When A Wrinkle in Time went into galleys, the copy editor — I’m glad I haven’t the faintest idea who it was — had him/herself a ball. First of all, I do spell the English way; I was in an English boarding school when I was twelve, thirteen, and fourteen, and these are the years when spelling gets set. After I had been made to write h-o-n-o-u-r, for instance, a hundred times on a blackboard several hundred times, it was almost impossible for me to spell it h-o-n-o-r. The English use t-o-w-a-r-d-s and we use t-o-w-a-r-d. I like to use them both, depending on the rhythm of the sentence and the letter which begins the following word; sometimes the s is needed; sometimes not: this is, I realize, rather erratic, and I can’t blame the copy editor who tries to talk me out of it. Then there’s grey, which is English, and one very definite, bird-wing, ocean-wave color to me; and gray, which is American, and a flatter, more metallic color. Then there are the c and s words, such as practice or practise. Abour words like these I’m simply in a state of confusion, rather than aesthetic persuasion, as with grey or towards, and the copy editor can have his way. On the whole I tell the copy editor to go ahead and make the spelling American, but don’t muck around with the punctuation.
The worst thing the copy editor did with A Wrinkle in Time was with the three strange Mrs Ws. Now, Mr and Mrs are usually spelled Mr and Mrs in England, and Mr. and Mrs. in America. Usually I spell them the American way, or try to remember to. But the Mrs W were extra-special as well as extra-terrestrial, and I very deliberately did not put the period after their Mrs’s. With Mr. and Mrs. Murry, who, scientists or no, were solid earth folk, I did put in the period. It was important to me. It was, I should have thought, obvious that it was done with forethought, but the copy editor went through the manuscript and put a period after every Mrs Whatsit, Mrs Who, and Mrs Which.

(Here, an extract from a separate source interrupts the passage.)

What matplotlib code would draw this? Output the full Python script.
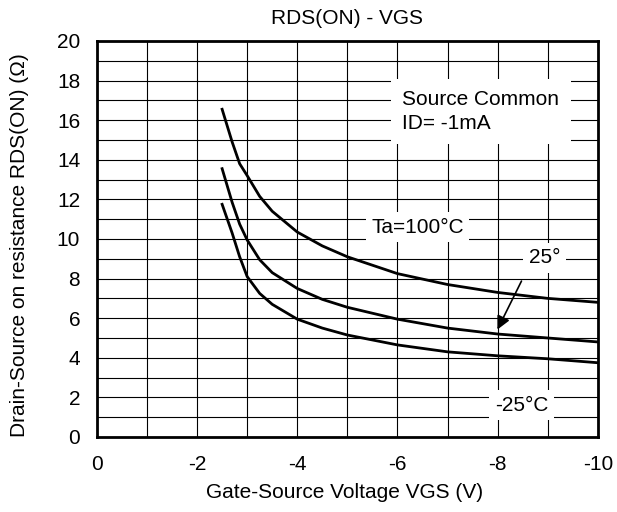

When I got the galleys I was appalled. I called my editor and told him what had happened. He was sorry, though certainly it was not a matter of vital import to him, as it was to me. He said, “If you insist, we’ll take the periods out, but it will cost a fortune.” If I insisted I would be acting like an impossible and temperamental author (I am convinced that I am the most gentle, pliable, easily managed author-wife-mother who ever walked the earth), and my editors would not be pleased. And they were taking a risk on a book that almost every other publisher in the business had turned down, and I was more than grateful. So I didn’t insist. But it bothered me (and it still does).
When the book was done in England, at last I was able to get the punctuation the way I wanted it: joy! though (temperamental author again?) I wasn’t wholly satisfied on two counts: the publishers thought the book was too long for English children, and a few cuts were made; they weren’t disastrous, but I think they shouldn’t have been made; everything that could be cut had already been cut out before the original publication. Then, I was asked if I would mind if the setting of the story were identified as being in America. I replied that I didn’t think it was very important, but if they felt it to be essential, go ahead.
The first sentence of the book is very carefully and deliberately that old war-horse:
It was a dark and stormy night.
Period. End of sentence. End of paragraph.
The English edition begins, “It was a dark and stormy night in a small village in the United States.”
I was naturally delighted when Penguin Publications decided to make a Puffin book out of it. But lo, the Puffin copy editor took the periods out after Mr. and Mrs. Murry, too.
Ah, well.
YES! I’ve always felt the same way about “grey” vs. “gray”. Glad to know I’m not the only one who’s attached to the aesthetics of spelling. And I love that first sentence of the English edition. Ack!
I love the circle of quiet!
The circle of quiet is a brilliant book.